REQUIRED WORK: The line containing "(#2l) at (#5)" marks the end: extract everything from the first line of the data through that line, exactly, with no pictures.

MATERIAL:
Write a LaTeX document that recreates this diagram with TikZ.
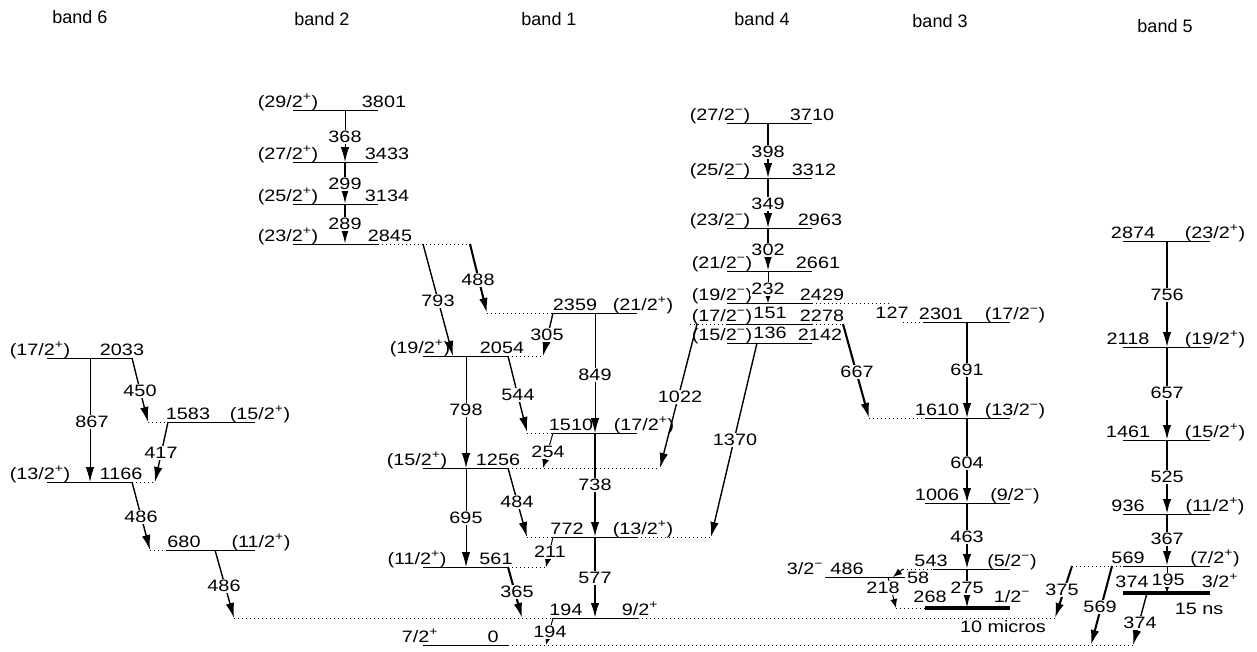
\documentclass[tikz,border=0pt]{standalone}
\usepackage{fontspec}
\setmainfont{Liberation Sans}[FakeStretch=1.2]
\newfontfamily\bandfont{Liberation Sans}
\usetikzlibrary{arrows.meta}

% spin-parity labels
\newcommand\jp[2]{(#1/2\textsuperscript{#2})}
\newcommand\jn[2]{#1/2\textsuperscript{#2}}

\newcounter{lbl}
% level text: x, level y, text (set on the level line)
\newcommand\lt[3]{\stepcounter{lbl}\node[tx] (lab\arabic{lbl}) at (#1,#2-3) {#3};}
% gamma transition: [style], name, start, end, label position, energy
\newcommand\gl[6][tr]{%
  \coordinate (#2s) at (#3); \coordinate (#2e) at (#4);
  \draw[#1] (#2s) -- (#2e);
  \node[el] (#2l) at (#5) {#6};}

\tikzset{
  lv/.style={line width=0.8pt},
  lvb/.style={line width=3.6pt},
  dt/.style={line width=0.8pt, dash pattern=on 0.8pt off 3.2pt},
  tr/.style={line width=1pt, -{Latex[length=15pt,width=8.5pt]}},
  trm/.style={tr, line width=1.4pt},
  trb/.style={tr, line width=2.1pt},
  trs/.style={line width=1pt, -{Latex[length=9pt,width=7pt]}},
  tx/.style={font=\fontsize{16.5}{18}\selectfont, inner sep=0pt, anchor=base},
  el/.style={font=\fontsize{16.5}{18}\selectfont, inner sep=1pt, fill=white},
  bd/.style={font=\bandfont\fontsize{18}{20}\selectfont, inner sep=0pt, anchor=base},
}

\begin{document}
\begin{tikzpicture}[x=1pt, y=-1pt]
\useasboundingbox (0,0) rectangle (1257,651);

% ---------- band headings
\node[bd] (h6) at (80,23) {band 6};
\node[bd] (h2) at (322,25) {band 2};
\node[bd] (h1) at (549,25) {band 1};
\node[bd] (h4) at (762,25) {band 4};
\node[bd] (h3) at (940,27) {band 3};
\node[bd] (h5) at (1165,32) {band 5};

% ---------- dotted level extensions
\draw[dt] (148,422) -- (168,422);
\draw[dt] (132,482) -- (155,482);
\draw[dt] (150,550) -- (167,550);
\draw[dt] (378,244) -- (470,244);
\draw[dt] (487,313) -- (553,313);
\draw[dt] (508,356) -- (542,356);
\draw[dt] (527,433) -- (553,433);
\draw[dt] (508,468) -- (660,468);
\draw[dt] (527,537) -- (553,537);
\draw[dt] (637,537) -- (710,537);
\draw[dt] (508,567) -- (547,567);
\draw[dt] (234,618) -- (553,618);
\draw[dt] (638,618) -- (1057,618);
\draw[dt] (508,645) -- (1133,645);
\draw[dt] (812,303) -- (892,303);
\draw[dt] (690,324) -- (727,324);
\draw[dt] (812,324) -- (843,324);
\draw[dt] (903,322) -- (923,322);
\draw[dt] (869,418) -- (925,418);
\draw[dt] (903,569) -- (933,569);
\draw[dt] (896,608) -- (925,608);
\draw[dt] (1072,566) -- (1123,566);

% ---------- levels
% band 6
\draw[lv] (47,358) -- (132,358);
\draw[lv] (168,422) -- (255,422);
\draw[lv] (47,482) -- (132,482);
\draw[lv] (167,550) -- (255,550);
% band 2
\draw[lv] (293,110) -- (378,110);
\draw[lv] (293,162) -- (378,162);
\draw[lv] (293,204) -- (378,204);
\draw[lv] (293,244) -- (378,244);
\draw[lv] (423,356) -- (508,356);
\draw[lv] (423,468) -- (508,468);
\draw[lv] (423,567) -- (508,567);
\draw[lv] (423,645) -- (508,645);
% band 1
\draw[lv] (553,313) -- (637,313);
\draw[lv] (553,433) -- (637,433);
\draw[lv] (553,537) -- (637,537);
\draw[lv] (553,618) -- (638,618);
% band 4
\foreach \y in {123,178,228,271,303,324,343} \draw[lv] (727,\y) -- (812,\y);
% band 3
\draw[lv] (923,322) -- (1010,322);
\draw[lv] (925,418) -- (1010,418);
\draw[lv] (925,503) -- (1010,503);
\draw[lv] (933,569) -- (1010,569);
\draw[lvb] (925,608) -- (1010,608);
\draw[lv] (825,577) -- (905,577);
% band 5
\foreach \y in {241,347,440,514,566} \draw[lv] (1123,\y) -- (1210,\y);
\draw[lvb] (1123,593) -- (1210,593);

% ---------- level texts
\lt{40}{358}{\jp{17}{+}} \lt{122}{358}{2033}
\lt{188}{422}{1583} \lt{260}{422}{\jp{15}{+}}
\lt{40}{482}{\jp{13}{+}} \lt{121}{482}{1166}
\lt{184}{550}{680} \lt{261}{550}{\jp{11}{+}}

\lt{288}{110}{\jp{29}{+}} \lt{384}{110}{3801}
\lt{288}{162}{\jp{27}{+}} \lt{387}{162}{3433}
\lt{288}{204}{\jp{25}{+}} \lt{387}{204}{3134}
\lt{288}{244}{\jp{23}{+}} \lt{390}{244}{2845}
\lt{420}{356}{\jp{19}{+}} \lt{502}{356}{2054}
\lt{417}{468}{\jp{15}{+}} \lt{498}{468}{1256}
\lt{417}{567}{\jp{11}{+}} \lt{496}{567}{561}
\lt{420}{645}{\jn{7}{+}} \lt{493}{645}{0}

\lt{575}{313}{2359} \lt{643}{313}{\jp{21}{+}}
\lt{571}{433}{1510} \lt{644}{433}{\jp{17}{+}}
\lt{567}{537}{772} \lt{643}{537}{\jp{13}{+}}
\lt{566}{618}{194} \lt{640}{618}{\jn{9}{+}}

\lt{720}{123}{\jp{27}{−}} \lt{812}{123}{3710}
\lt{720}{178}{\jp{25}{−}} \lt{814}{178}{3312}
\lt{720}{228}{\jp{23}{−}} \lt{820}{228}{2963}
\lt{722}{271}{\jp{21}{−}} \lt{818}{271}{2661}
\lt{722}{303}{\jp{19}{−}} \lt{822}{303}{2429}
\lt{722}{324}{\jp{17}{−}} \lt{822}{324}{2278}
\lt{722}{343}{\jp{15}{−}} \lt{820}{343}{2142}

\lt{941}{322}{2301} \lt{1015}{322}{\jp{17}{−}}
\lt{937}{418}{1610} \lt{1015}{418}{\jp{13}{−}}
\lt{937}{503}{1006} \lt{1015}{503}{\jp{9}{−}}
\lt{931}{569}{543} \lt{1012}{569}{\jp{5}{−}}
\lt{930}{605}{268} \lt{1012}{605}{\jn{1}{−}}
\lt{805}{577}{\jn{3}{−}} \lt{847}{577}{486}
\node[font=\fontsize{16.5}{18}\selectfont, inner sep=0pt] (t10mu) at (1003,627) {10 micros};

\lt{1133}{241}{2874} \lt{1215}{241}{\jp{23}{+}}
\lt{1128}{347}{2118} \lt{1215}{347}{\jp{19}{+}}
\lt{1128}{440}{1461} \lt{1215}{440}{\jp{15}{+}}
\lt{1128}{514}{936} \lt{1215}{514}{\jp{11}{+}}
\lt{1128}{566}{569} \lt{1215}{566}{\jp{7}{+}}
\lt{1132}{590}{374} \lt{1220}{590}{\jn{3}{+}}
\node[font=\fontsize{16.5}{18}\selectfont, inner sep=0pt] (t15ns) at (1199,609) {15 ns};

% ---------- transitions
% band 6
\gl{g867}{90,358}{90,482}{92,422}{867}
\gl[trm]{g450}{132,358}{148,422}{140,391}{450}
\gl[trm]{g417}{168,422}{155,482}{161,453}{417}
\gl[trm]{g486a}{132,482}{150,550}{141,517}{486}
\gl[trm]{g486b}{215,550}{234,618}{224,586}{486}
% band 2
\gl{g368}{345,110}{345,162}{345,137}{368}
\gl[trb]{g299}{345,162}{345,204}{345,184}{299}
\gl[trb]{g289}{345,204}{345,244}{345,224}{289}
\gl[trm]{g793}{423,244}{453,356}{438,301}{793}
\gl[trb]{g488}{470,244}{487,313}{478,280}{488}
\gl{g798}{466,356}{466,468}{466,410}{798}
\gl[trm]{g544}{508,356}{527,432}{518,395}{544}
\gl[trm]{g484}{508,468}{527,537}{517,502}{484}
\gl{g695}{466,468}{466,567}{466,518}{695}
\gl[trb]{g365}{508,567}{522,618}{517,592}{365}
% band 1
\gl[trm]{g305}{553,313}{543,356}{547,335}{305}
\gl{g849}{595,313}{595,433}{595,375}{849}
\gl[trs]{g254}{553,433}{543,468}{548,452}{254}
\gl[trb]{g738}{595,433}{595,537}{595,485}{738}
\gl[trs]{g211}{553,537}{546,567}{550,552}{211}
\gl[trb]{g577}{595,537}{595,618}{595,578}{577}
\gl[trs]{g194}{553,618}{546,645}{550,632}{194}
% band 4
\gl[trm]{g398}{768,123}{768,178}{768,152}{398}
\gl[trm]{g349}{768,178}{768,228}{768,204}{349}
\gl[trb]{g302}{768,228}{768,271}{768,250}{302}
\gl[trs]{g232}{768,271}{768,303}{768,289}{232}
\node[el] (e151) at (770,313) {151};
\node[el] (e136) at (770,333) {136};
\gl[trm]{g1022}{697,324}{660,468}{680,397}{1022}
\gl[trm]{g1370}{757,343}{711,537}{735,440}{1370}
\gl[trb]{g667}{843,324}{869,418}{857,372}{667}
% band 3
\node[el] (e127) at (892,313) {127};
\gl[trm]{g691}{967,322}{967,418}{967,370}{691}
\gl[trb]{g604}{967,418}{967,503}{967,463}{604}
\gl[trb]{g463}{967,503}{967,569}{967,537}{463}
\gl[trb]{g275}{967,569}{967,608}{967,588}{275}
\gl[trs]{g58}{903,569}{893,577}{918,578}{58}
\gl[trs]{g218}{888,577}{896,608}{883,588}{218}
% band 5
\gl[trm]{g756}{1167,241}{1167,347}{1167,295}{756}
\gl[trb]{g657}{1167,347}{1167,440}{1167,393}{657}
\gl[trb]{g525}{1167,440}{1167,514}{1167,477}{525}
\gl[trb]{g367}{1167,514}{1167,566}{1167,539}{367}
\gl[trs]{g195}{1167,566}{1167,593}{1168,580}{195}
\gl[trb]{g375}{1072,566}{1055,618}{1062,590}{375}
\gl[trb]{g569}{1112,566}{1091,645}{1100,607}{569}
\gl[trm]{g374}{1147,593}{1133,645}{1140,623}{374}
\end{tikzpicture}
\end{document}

WRITTEN ANSWER:
Write a LaTeX document that recreates this diagram with TikZ.
\documentclass[tikz,border=0pt]{standalone}
\usepackage{fontspec}
\setmainfont{Liberation Sans}[FakeStretch=1.2]
\newfontfamily\bandfont{Liberation Sans}
\usetikzlibrary{arrows.meta}

% spin-parity labels
\newcommand\jp[2]{(#1/2\textsuperscript{#2})}
\newcommand\jn[2]{#1/2\textsuperscript{#2}}

\newcounter{lbl}
% level text: x, level y, text (set on the level line)
\newcommand\lt[3]{\stepcounter{lbl}\node[tx] (lab\arabic{lbl}) at (#1,#2-3) {#3};}
% gamma transition: [style], name, start, end, label position, energy
\newcommand\gl[6][tr]{%
  \coordinate (#2s) at (#3); \coordinate (#2e) at (#4);
  \draw[#1] (#2s) -- (#2e);
  \node[el] (#2l) at (#5) {#6};}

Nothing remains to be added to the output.